Additionally, I have one scene in an elevator lobby that also uses flourescent lighting, and is giving me that "green" tint. Can I just color correct that location using a chip chart when I white balance?

Perrone: Thank you for helping me yet again. How would I color correct my tungsten lights if I wanted to bounce them off the ceiling?

Thank you for your help.

Paul: What are redheads?

Perrone Ford July 20th, 2009 10:55 PM

Quote:

Originally Posted by Kareem Dimashkie (Post 1174281)
Thank you for all your help. I have been researching your advice, and am going to my local film store tomorrow to pick up supplies.

Additionally, I have one scene in an elevator lobby that also uses flourescent lighting, and is giving me that "green" tint. Can I just color correct that location using a chip chart when I white balance?

Perrone: Thank you for helping me yet again. How would I color correct my tungsten lights if I wanted to bounce them off the ceiling?

You have to choose a predominant light. Either your provided lights will be the overall brightest thing in the room (in which case you color balance your camera for them and gel any other source), or you let dayylight/ambient light be the primary source and you gel your tungstens to match. Until you know make this choice, AND you know what color temps you'll be working with, it's impossible to know which gel you will need.

To change your Tungsten sources to daylight, you will use some strength of CTB (Color Temperature Blue) gel. Full CTB will take your 3200K lights to 5600K. But you will lose two stops of light doing this. A half CTB gel will take your tungstens to 4300K, and you will lose 1 stop of light doing that.

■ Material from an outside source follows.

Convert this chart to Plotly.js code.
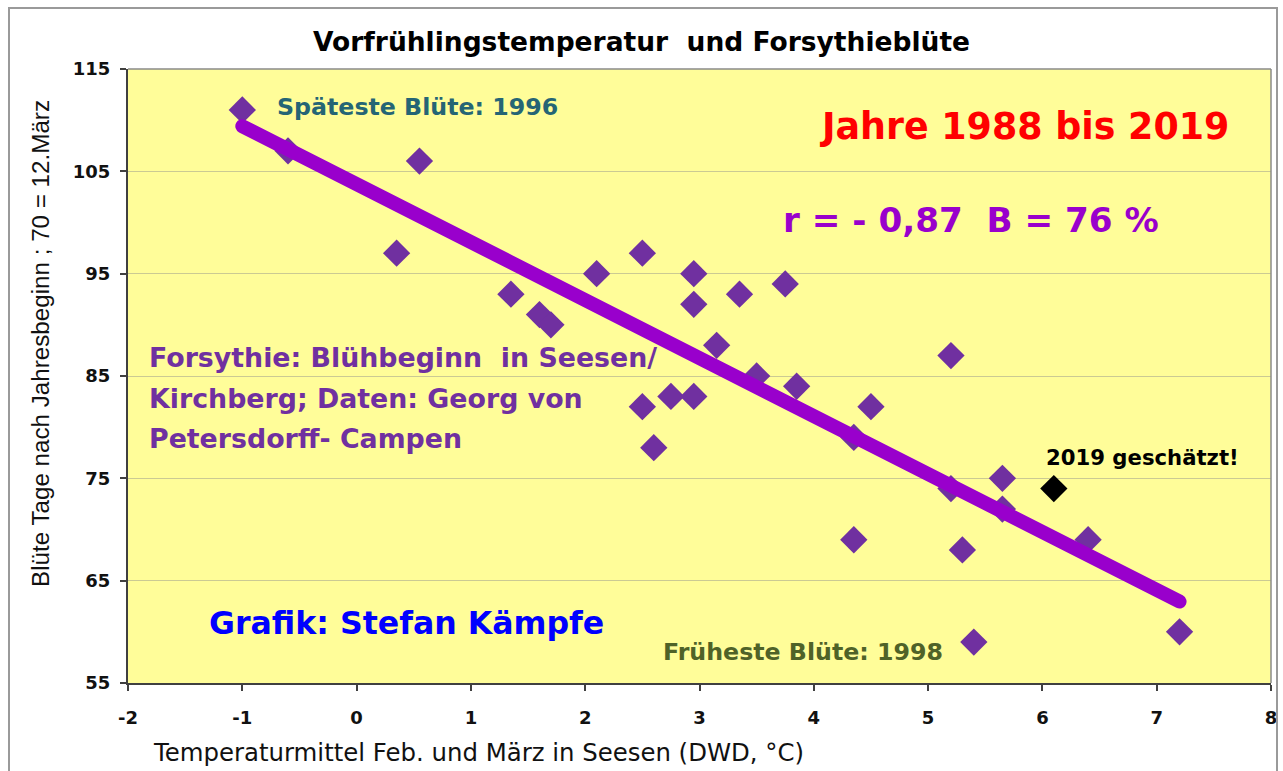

To combat the green from the fluorescents, I'd honestly recommend you change out the tubes in them temporarily if you can. If you cannot do that, you'll have to gel them somehow with a minus-green gel. That will correct the problem to a great degree.

The devil here is mixed lighting. When you shoot, you'd REALLY like to get all your lighting sources color matched, and then you can start playing around with practical lighting in the scene for effect. But when you have mismatched lighting everywhere, it just looks a mess.